USC Game Preview: Notre Dame Fighting Irish


Notre Dame Fighting Irish (6-5)         at                        USC Trojans (7-4, 4-4)

2009 Result: USC 34 – ND 27

Head Coach: Brian Kelly (Year 1: 6-5)

Conference: Independent

Stars: WR Michael Floyd, LB Manti Te’o

Location: Los Angeles Memorial Coliseum

Time: 5:00 PM PDT


Radio: KXSC (listen at, 710AM

Spread: Notre Dame (+4.5)

Matchup: College football’s greatest intersectional rivalry as the Notre Dame Fighting Irish travel to USC for the 82nd edition of the contest. 

 USC returns home after its most embarrassing and deflating loss of the season. After a weak of lackluster practice, the Trojans sleepwalked through a 36-7 drubbing at the hands of Oregon State. Monte Kiffin’s defense played one of its best games of the season, holding Oregon State to under 200 yards late in the fourth. However, the offense never found a rhythm and failed to string together sustained drives. In the process, sophomore quarterback Matt Barkley suffered a high ankle sprain. The Trojans don’t have time to dwell on the loss, as bitter rival Notre Dame is the next foe.

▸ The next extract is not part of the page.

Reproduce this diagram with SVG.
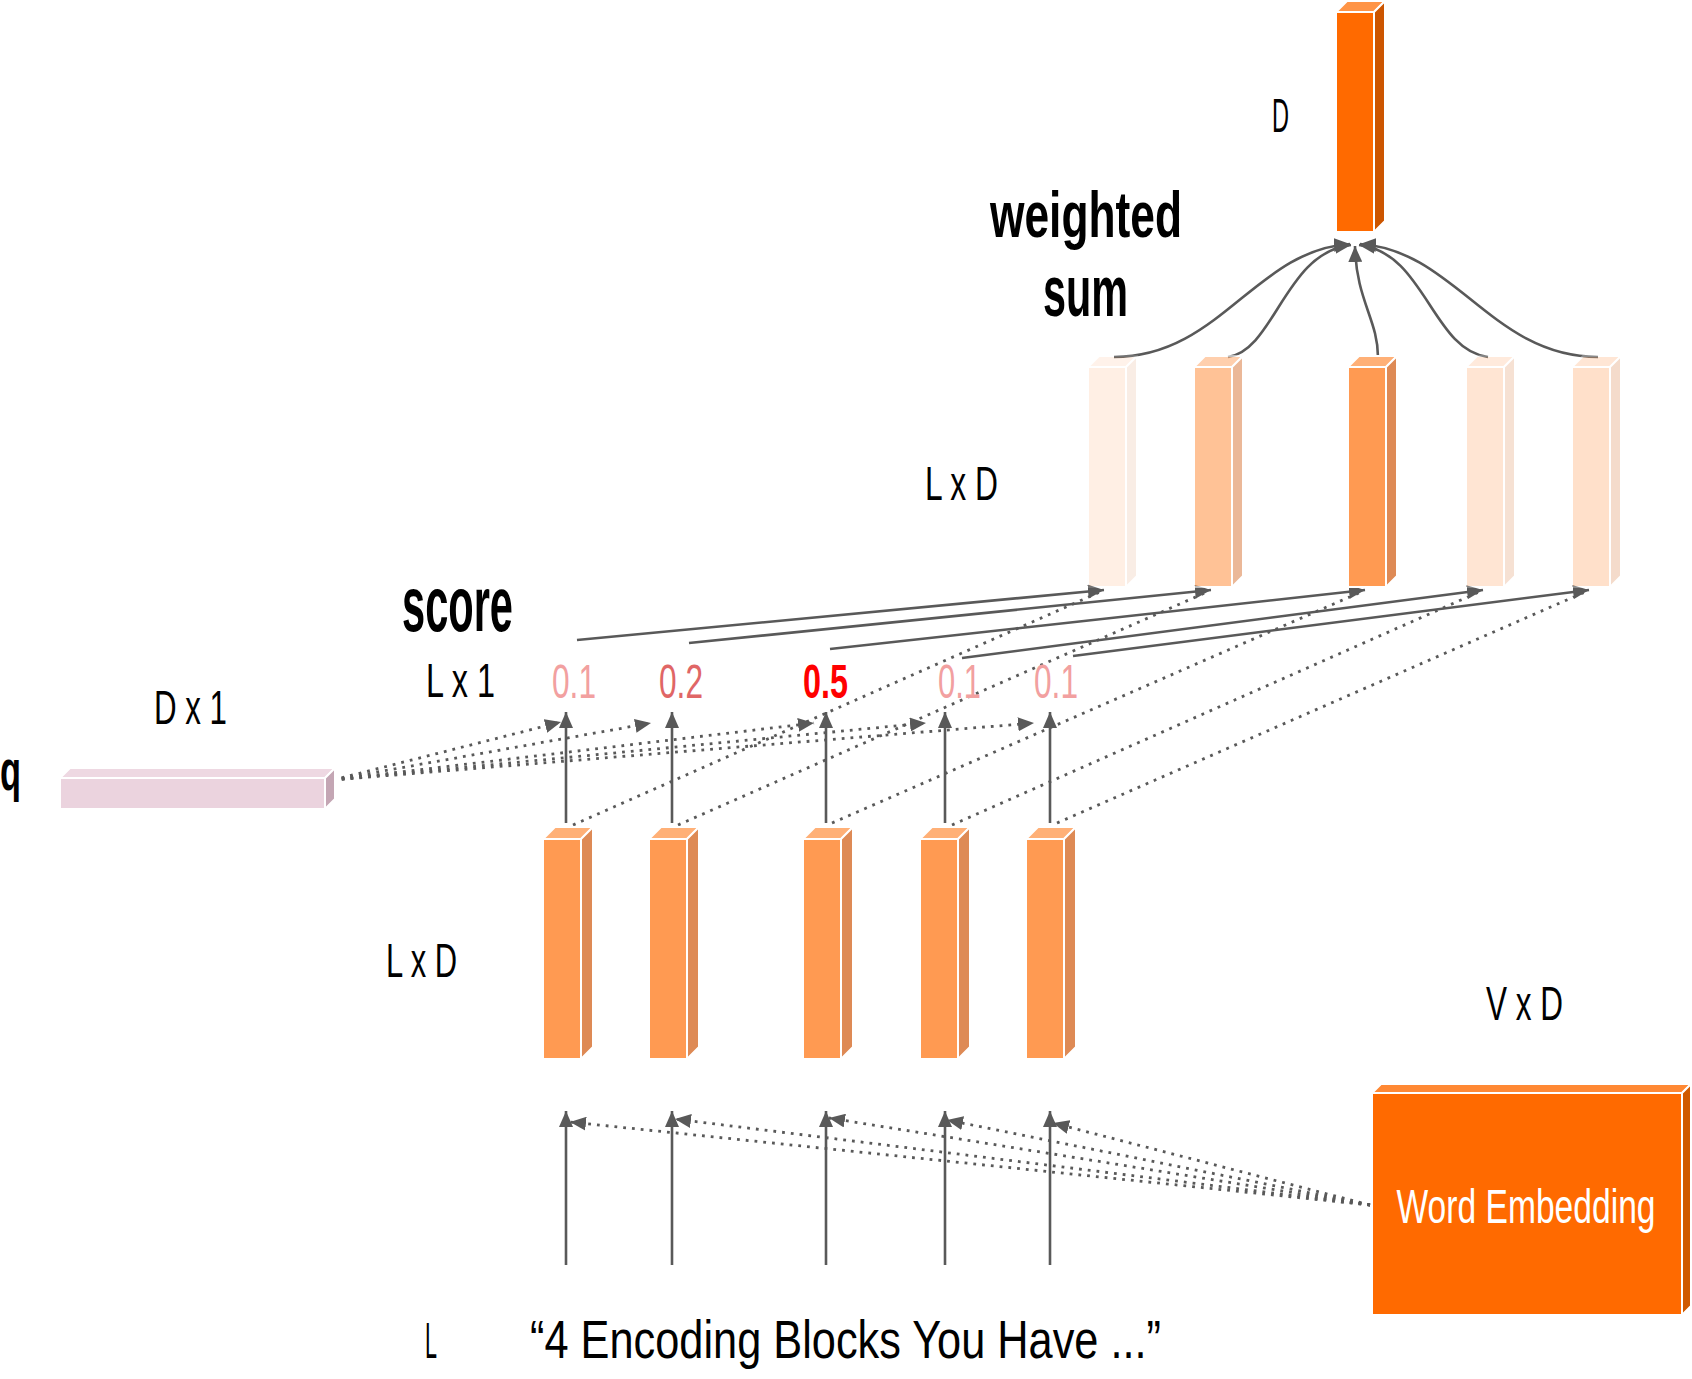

The Fighting Irish enter the Coliseum riding a two-game winning streak, including an impressive victory over then-No. 14 Utah. Notre Dame certainly has had its ups and downs (see: losing to Tulsa and Navy) in the first year of Brian Kelly’s tenure, but the Golden Domers have the momentum heading into Saturday’s contest. By virtue of upsetting Utah, Notre Dame doesn’t need a win Saturday to become bowl eligible, but they will certainly be hungry to end USC’s recent dominance in the series.

Offensively, it’s hard to predict what to expect from USC. Lane Kiffin won’t name a starter just yet, but all signs point to Mitch Mustain taking the reigns from an injured Barkley. Mustain didn’t have the best performance against Oregon State, but he came off of the bench cold and progressed throughout the game. With a week of practice under his belt, Mustain will likely perform better than last Saturday. Don’t forget. Mustain began his career 8-0 at Arkansas before transferring along with Damian Williams to USC. Furthermore, Dillon Baxter will be thrown back into the mix at tailback. His speed and athleticism add another dimension to the offense. The offensive line didn’t open up many holes against Oregon State either. Stephen Paea led the charge and forced constant penetration. USC’s offensive line rarely has two bad weeks in a row. However, dealing with linebacker Manti Te’o will be an issue. The Hawaii native, who spurned USC, is an animal and will cause havoc on blitzes.

Look for USC to establish the running game early to take the pressure off of Mitch Mustain. Ronald Johnson and Robert Woods are fantastic receivers, but if defenses can key in on the pass, the outcome isn’t likely to turn out well. After admitting to being out-coached in Corvallis, Lane Kiffin is likely to formulate an excellent plan of attack, much like the ones we saw at Stanford and Arizona. Regardless of who plays quarterback, passing 30 to 35 times seems very unlikely. Kiffin probably doesn’t have that kind of confidence in Mustain yet, and Barkley wouldn’t be 100% if he played.

Notre Dame’s scoring defense is rather impressive. Ranked 33rd in the country, they allow just under 21 points per game. Through the air, teams are racking up 208 yards (51st) and on the ground teams have gained 153 yards per game (62nd). As mentioned above, Manti Te’o is the heart and soul of that defense, and flies around to the ball. The main cause for concern? In the past two weeks, Notre Dame’s defense has really started to gel nicely. They have allowed just 3 points in each of their two recent victories.

After Dayne Crist was lost for the season, Tommy Rees stepped in at quarterback, and he has been solid. The freshman has completed 63.1% of his passes while throwing 8 touchdowns and 5 interceptions. Last week against Army, he finished 13-20 for 214 yards as he led the Fighting Irish to victory. Armando Allen Jr. is a serviceable running back, but the Irish rank 99th in yards per game on the ground Meanwhile, their passing attack ranks 27th with 267 yards per game. The key to that success is standout wide receiver Michael Floyd, who has 62 receptions for 830 yards 9 touchdowns. Saturday would be a great time for USC’s secondary to show up after it let sophomore Ryan Katz play pitch and catch in Corvallis.

While USC wasn’t mentally prepared last week, all signs point to them being ready for Saturday. Lane Kiffin praised his team throughout the week and credited them for turning in some of the best practices since he arrived back on campus. Furthermore, it is Senior Day at the Coliseum, and the seniors will go to extreme lengths to win this game, including motivating the younger guys if need be. The game doesn’t have national implications as it has in years past, but there is plenty on the line as the proud class of 2011 hopes to walk out of the Coliseum a winner after their final battle.

Stat of the week: USC has won the last eight contests, including the infamous “Bush Push” game (which according to the NCAA never happened).